Effect of an Intense Sound Wave on the Acoustic Properties of a Sandstone Bar Resonator. Experiment

Experimental results and a theoretical description are presented for the effect of an intense pumping wave on a weak wave in a sandstone bar resonator. From the amplitude dependences of the resonance frequency shift and of the nonlinear loss, which are measured for the weak wave in the presence of the intense one, it is inferred that sandstone exhibits a dissipative acoustic nonlinearity.

The equation of state of a microinhomogeneous medium and the frequency dependence of its elastic nonlinearity

In the framework of a rheological model, a nonlinear dynamic equation of state of a microinhomogeneous medium containing nonlinear viscoelastic inclusions is derived. The frequency dependences of the effective nonlinear parameters are determined for the difference frequency and second harmonic generation processes in the case of a quadratic elastic nonlinearity.
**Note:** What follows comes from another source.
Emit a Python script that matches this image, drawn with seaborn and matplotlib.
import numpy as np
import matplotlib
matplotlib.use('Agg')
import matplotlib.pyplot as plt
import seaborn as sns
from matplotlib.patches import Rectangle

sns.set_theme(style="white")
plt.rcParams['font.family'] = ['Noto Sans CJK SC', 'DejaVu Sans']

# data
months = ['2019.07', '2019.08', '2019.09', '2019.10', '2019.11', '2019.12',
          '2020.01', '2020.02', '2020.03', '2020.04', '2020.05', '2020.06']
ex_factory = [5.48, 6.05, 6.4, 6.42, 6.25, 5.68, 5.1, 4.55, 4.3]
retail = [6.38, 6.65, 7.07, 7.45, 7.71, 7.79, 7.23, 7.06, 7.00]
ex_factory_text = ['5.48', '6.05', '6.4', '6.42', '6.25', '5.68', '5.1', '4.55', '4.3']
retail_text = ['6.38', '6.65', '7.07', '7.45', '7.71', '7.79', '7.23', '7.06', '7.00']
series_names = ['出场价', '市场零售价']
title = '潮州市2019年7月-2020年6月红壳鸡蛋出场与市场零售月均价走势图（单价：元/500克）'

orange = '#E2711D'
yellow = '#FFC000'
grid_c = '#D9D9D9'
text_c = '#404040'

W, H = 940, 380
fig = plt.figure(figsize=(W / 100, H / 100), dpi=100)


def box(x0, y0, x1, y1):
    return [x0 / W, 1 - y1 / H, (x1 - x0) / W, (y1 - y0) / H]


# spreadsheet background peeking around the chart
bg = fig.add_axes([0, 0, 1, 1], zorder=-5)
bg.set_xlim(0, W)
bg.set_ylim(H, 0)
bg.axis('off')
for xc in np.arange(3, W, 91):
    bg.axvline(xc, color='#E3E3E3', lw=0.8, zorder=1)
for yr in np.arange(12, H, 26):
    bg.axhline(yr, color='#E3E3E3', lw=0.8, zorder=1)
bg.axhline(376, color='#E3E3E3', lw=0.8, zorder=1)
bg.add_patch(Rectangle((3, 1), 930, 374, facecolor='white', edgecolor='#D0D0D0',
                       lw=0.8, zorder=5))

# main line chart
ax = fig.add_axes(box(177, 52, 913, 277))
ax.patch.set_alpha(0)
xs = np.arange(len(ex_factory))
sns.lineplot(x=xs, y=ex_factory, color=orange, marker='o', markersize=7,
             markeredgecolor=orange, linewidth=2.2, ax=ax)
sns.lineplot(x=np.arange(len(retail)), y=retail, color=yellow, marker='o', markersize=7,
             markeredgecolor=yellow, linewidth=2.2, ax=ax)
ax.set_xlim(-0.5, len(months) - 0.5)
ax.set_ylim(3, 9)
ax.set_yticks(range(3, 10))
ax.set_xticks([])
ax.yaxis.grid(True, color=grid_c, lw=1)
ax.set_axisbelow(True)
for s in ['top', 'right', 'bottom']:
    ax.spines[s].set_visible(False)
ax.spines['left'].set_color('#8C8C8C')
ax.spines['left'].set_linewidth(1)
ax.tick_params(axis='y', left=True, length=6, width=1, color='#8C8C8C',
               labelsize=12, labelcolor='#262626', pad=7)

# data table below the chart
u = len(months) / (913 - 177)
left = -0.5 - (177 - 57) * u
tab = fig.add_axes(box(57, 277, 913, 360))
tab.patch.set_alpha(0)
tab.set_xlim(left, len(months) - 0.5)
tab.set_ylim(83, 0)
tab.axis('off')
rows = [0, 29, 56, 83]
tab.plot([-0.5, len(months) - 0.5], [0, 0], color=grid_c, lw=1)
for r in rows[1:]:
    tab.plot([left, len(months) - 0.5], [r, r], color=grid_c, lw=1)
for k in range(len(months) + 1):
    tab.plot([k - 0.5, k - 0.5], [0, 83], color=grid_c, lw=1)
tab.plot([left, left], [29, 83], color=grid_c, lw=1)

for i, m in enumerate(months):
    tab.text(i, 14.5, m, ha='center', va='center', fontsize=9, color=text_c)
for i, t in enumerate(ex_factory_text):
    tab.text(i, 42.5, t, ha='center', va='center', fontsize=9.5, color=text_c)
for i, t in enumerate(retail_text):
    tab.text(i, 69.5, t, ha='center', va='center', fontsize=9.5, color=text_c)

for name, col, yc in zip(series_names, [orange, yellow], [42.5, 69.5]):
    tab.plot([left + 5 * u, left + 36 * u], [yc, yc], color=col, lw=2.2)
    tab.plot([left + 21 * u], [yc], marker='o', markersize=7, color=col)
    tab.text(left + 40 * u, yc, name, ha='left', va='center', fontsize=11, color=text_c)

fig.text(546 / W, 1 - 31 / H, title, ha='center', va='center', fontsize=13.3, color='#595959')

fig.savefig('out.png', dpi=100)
It is shown that the frequency dependence of the nonlinear elasticity of the medium is governed by the linear relaxation response of the inclusions at the primary excitation frequency, as well as by the relaxation of the inclusions at the nonlinear generation frequencies.

Experimental study of nonlinear acoustical effects in limestone

Results of an experimental and theoretical study of nonlinear acoustic effects (amplitude-dependent loss, resonance frequency shift, second and third harmonic generation, and sound by sound damping) in a limestone bar resonator are reported. The observed effects are analytically described in the framework of phenomenological equations of state with allowance for the low-frequency hysteretic nonlinearity and the high-frequency dissipative nonlinearity. Experimental and analytical dependences of nonlinear effects are compared to find the parameters of the hysteretic and dissipative nonlinearities of the limestone sample studied.
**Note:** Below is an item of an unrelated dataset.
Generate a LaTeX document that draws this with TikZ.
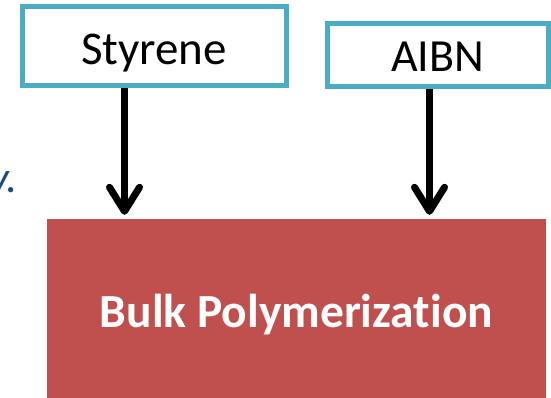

Dissipative acoustic nonlinearity of polycrystalline zinc

Results of experimental studies of nonlinear acoustic effects, namely, the attenuation of a weak ultrasonic pulse under the action of an intense low-frequency pumping wave and the limitation of the ultrasonic pulse amplitude in rod-type resonators made of unannealed and annealed polycrystalline zinc, are presented. The measurements are performed for the first four longitudinal modes of the rods with the frequency of the ultrasonic pulses varying from 40 kHz to 1 MHz. An analytical description of this effect is presented in the framework of the phenomenological equation of state allowing for dissipative nonlinearity. A modification of the Granato-Lucke dislocation theory that explains the experimentally observed amplitude and frequency dependences of the coefficient of nonlinear attenuation of ultrasonic pulses is proposed. Estimates for the parameters of the modified model are obtained from the comparison of theoretical and experimental data.
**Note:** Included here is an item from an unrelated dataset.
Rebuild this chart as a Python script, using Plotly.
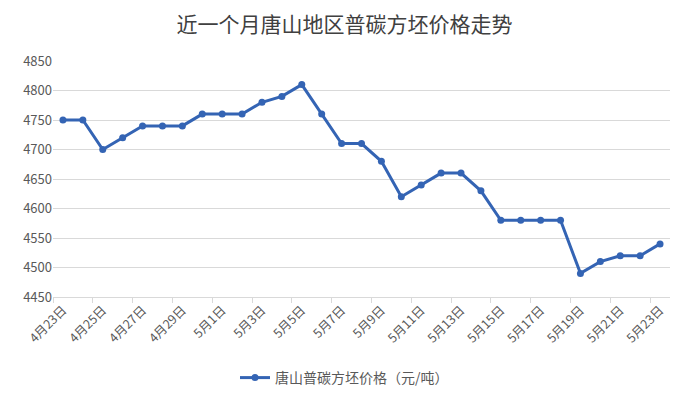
import plotly.graph_objects as go

dates = ["4月23日", "4月24日", "4月25日", "4月26日", "4月27日", "4月28日", "4月29日", "4月30日",
         "5月1日", "5月2日", "5月3日", "5月4日", "5月5日", "5月6日", "5月7日", "5月8日",
         "5月9日", "5月10日", "5月11日", "5月12日", "5月13日", "5月14日", "5月15日", "5月16日",
         "5月17日", "5月18日", "5月19日", "5月20日", "5月21日", "5月22日", "5月23日"]
prices = [4750, 4750, 4700, 4720, 4740, 4740, 4740, 4760,
          4760, 4760, 4780, 4790, 4810, 4760, 4710, 4710,
          4680, 4620, 4640, 4660, 4660, 4630, 4580, 4580,
          4580, 4580, 4490, 4510, 4520, 4520, 4540]
series_name = "唐山普碳方坯价格（元/吨）"
title_text = "近一个月唐山地区普碳方坯价格走势"
y_ticks = [4450, 4500, 4550, 4600, 4650, 4700, 4750, 4800, 4850]

idx = list(range(len(dates)))
label_idx = idx[::2]
label_txt = [dates[i] for i in label_idx]

FONT = "Noto Sans CJK SC, Microsoft YaHei, sans-serif"
COLOR = "#3464b4"

fig = go.Figure()
fig.add_trace(go.Scatter(
    x=idx, y=prices, mode="lines+markers", name=series_name,
    line=dict(color=COLOR, width=3),
    marker=dict(color=COLOR, size=7),
))

fig.update_layout(
    width=689, height=402,
    margin=dict(l=53, r=19, t=61, b=105),
    paper_bgcolor="white", plot_bgcolor="white",
    font=dict(family=FONT, color="#595959", size=13),
    title=dict(text=title_text, x=0.5, xref="container", xanchor="center",
               y=1 - 25 / 402, yref="container", yanchor="middle",
               font=dict(family=FONT, size=21, color="#404040")),
    showlegend=True,
    legend=dict(orientation="h", x=0.5, xref="container", xanchor="center",
                y=1 - 378 / 402, yref="container", yanchor="middle",
                font=dict(family=FONT, size=14, color="#595959")),
    xaxis=dict(
        range=[-0.5, 30.5], tickmode="array", tickvals=label_idx, ticktext=label_txt,
        tickangle=-45, ticks="", showgrid=False, zeroline=False, automargin=False,
        showline=True, linecolor="#d9d9d9", linewidth=1,
        tickfont=dict(family=FONT, size=12.5, color="#595959"),
        minor=dict(tick0=-0.5, dtick=2, ticks="outside", ticklen=5,
                   tickcolor="#d9d9d9", showgrid=False),
    ),
    yaxis=dict(
        range=[4450, 4850], tickmode="array", tickvals=y_ticks, automargin=False,
        showgrid=True, gridcolor="#d9d9d9", gridwidth=1, zeroline=False,
        showline=False, ticks="", tickfont=dict(family=FONT, size=13, color="#595959"),
    ),
)

fig.write_html("out.html", config={"displayModeBar": False},
               post_script="document.body.style.margin='0';")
Amplitude dependent internal friction and generation of harmonics in granite resonator

The results of experimental and theoretical studies of low-frequency effects of amplitude dependent internal friction (nonlinear losses and resonance frequency shift) and generation of second and third harmonics in an acoustic bar resonator made of Karelian granite are presented. The analytical description of the observed effects is performed within the framework of phenomenological hysteretic equations of state containing elastic and inelastic hysteresis. It was shown that elastic cubic hysteresis is manifested at small amplitudes of strains, whereas superposition of elastic and inelastic quadratic hysteresises occurs at large amplitudes of strain. Relative weights of these hysteresises and effective parameters of acoustic nonlinearity of granite are determined.